Pastoureau seems to have cared little for the reviews of his books in public magazines, and focuses on the three academic reviews, all by 'historians who really read my book' (p. 60). For a fourth review, the publisher had sent a review copy to one of the author's friends. The friend asked him to help him write the review: they had fun co-authoring the review, and Pastoureau was able to criticize his own publisher for selecting too long a title for the book and for not paying a professional translator for the numerous translations from medieval sources in his book. At least ten translations of his book have subsequently appeared, including into Polish, Italian, Portuguese, German, Japanese, and Korean, which attests to the global popularity of the Arthurian narratives in the twentieth century. He also received a prize for the book, and by none less than the Académie Française; but Pastoureau believes he received the recognition because of his great aunt, who happened to be Claude Lévi-Strauss' mother (and Lévi-Strauss was a member of the Académie).
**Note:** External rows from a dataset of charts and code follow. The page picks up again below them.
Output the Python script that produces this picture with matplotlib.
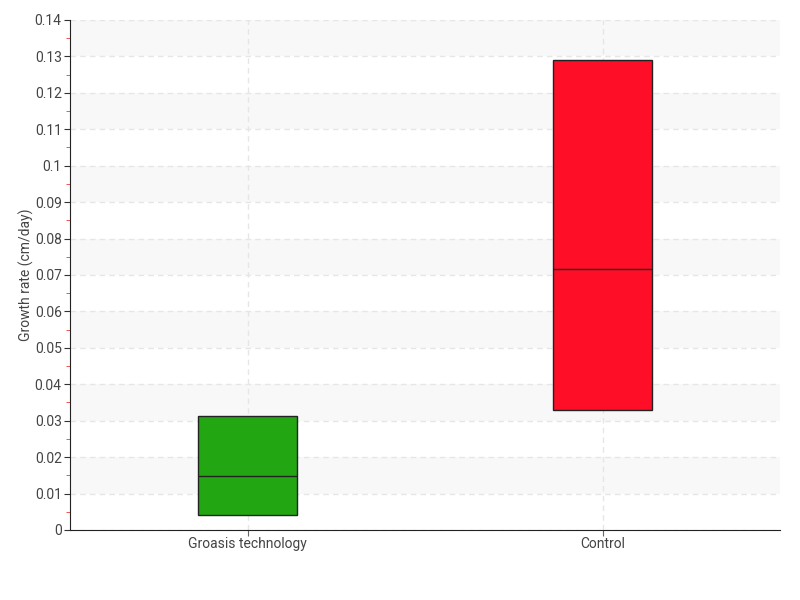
import matplotlib
matplotlib.use("Agg")
import matplotlib.pyplot as plt
from matplotlib.ticker import MultipleLocator, FuncFormatter

categories = ["Groasis technology", "Control"]
q1 = [0.0041, 0.0329]
median = [0.0148, 0.0716]
q3 = [0.0313, 0.1290]
colors = ["#22a611", "#ff0e27"]

plt.rcParams['font.family'] = ['Liberation Sans Narrow', 'Roboto', 'DejaVu Sans']

fig = plt.figure(figsize=(8, 6), dpi=100)
ax = fig.add_axes([0.0875, 0.1167, 0.8875, 0.85])

# background bands
for k in range(1, 14, 2):
    ax.axhspan(k * 0.01, (k + 1) * 0.01, color="#f8f8f8", zorder=0, lw=0)

stats = []
for i, c in enumerate(categories):
    stats.append(dict(label=c, med=median[i], q1=q1[i], q3=q3[i],
                      whislo=q1[i], whishi=q3[i], fliers=[]))
bp = ax.bxp(stats, positions=range(len(categories)), widths=0.28,
            showfliers=False, showcaps=False, patch_artist=True,
            boxprops=dict(edgecolor="#222222", linewidth=1.0),
            medianprops=dict(color="#222222", linewidth=1.0),
            whiskerprops=dict(linewidth=0))
for patch, col in zip(bp['boxes'], colors):
    patch.set_facecolor(col)
    patch.set_zorder(3)
for m in bp['medians']:
    m.set_zorder(4)

ax.set_xlim(-0.5, 1.5)
ax.set_ylim(0, 0.14)
ax.yaxis.set_major_locator(MultipleLocator(0.01))
ax.yaxis.set_minor_locator(MultipleLocator(0.005))
ax.yaxis.set_major_formatter(FuncFormatter(lambda v, p: "%g" % round(v, 3)))
ax.grid(True, which="major", axis="both", color="#e6e6e6", linestyle=(0, (4, 3)), linewidth=1, zorder=1)
ax.set_axisbelow(True)

for s in ["top", "right"]:
    ax.spines[s].set_visible(False)
ax.spines["left"].set_color("#222222")
ax.spines["bottom"].set_color("#222222")

ax.tick_params(axis="y", which="major", length=4, color="#333333", labelsize=10, labelcolor="#444444", pad=2)
ax.tick_params(axis="y", which="minor", length=3, color="#ff3333")
ax.tick_params(axis="x", length=4, color="#666666", labelsize=10, labelcolor="#444444", pad=1)
ax.set_ylabel("Growth rate (cm/day)", fontsize=10, color="#444444")
ax.yaxis.set_label_coords(-0.05, 0.5)

fig.savefig("out.png", dpi=100)
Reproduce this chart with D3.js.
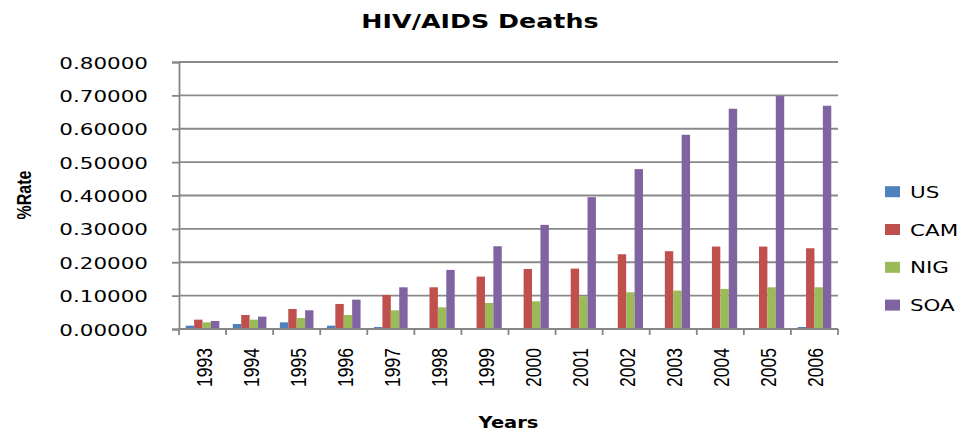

His first book also led to his role as consultant for two films: Éric Rohmer's Perceval le Gallois (1978) and Jean-Jacques Annaud's The Name of the Rose (1986). Pastoureau liked answering the filmmakers' questions, because they were the kinds of questions 'historians had only rarely considered' (p. 68). However, in general he cared little about this public engagement, just as he disliked larger academic conferences. Using a term coined by Jacques Le Goff, Pastoureau likens academic meetings to an illness of sorts, 'la colloquite' (pp. 85–96; an English translation would be 'conferencitis'), and the worst of these morbid encounters apparently happened at my own alma mater, the Universität Regensburg, in 1979. He abhorred even the non-academic features of that congress—tours, visits, and convivial get-togethers—and dismisses them as forced forms of 'Gemütlichkeit' (p. 92).
Unsurprisingly, he revisits, from a distance of more than half a century, the viability of employing works of the human (literary) imagination (the many medieval narratives of King Arthur and his knights) to offer a realistic picture of 'daily life' in medieval Europe. He decides to answer this vexing question by citing his fellow historian Le Goff, who told him: 'Please think of an ethnographer who investigates a non-European society and who would silence everything related to the value systems, sensibilities, representations, emotions, dreams, in short: the entirety of [End Page 134] that society's imaginary. This kind of ethnographer's observations would be entirely mangled … Well, the same is true for the historian of the European Middle Ages: The imaginary is not the antithesis of reality, but part of it' (p. 109). Pastoureau ends on a note condemning some of his professional pet peeves: he sees too many current colleagues confound the work of 'history' with that of 'memory'; and he despises all forms of teleological presentism because they instrumentalize historical fact for contemporary purposes. He also believes that the sins of presentism are committed predominantly in the United States.